Fivetran manages every connector automatically — schema drift, API changes, retries — with a minimum $12,000 annual commitment. Pipelines run without on-call responsibility. Pick Fivetran when reliability is non-negotiable and the team doesn't want to think about the ingestion layer.
Airbyte wins on cost and customization: self-hosting is free, Cloud pricing is transparent, and any connector can be modified or rebuilt. Pick Airbyte when the team has engineering bandwidth to operate it, needs a connector Fivetran doesn't support, or is cost-constrained at early scale. The one trade-off Airbyte cannot eliminate is operational overhead — someone will spend time debugging sync failures that Fivetran would have handled silently.
Airbyte for Fractional and AI Engineering Roles
Fractional Airbyte engagements cluster around three well-defined project types: initial connector setup when a company first builds its data stack, CDC migration work when teams move from batch syncing to incremental pipelines, and cost-optimization audits when self-hosted deployments become difficult to manage. These are discrete, time-boxed projects where a specialist with production Airbyte experience delivers more value than a generalist ramping up from scratch.

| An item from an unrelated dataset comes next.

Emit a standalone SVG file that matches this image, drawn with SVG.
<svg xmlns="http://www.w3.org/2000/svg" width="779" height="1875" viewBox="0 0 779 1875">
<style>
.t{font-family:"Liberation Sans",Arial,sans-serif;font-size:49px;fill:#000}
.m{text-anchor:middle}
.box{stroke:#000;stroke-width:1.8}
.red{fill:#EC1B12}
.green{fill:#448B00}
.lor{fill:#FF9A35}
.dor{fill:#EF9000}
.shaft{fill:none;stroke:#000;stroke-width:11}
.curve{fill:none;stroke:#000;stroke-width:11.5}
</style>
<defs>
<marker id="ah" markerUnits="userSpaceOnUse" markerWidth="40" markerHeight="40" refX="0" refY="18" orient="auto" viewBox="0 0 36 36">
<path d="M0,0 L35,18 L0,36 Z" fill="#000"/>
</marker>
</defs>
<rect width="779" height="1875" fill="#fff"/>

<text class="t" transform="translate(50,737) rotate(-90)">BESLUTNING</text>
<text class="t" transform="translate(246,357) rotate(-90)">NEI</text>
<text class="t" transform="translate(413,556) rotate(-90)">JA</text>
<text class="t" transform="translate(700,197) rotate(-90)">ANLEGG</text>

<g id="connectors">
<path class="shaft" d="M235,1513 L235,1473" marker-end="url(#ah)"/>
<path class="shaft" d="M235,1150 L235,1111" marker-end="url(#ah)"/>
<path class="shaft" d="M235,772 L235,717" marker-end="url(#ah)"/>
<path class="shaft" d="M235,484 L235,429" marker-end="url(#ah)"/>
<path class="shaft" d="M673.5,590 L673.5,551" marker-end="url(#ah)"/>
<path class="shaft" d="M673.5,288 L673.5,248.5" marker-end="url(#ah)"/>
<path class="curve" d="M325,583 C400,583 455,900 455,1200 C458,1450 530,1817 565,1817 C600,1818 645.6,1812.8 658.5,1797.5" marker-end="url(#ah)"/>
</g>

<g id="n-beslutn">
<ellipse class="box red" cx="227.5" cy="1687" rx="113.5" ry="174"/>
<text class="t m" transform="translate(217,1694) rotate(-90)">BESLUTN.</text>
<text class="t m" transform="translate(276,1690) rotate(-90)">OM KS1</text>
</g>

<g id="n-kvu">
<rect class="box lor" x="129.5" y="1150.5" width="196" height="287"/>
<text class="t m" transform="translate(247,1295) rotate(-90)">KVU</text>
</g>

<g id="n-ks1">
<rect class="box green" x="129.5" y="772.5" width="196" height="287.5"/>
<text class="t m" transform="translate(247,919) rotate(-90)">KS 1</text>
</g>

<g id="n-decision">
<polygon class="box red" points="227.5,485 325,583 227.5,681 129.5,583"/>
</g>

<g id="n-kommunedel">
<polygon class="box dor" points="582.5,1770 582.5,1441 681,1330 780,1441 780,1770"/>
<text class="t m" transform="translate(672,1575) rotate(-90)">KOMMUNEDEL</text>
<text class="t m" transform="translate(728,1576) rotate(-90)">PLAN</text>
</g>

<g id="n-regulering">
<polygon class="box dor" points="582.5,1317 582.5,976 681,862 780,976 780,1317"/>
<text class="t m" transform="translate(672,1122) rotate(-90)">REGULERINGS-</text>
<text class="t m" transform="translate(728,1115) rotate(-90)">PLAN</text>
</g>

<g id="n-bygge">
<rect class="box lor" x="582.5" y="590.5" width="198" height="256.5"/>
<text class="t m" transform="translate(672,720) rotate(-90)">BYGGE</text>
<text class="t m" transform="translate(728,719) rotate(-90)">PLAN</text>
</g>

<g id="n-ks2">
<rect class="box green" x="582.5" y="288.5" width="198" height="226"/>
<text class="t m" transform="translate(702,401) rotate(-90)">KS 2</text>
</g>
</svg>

The 2026 shift toward AI-native data workflows is opening a new category of Airbyte demand. Companies building RAG pipelines and AI agents need engineers who can configure Airbyte to load unstructured data and embeddings directly into vector stores like Pinecone — a skill set that sits at the intersection of data engineering and ML infrastructure. We see this combination appearing in fractional AI engineering roles that would not have mentioned Airbyte a year ago.
The Bottom Line
Airbyte is the most pragmatic open-source option for teams that want broad connector coverage without Fivetran's enterprise pricing. Its deployment flexibility — free self-hosted, managed cloud, or self-managed enterprise — makes it accessible at every stage of data maturity. The trade-off is real: production CDC reliability requires engineering attention that Fivetran absorbs silently. For companies hiring through Pangea, Airbyte expertise signals a data engineer who can build and operate a full ELT pipeline, and increasingly, one who can wire that pipeline into AI and machine learning workflows.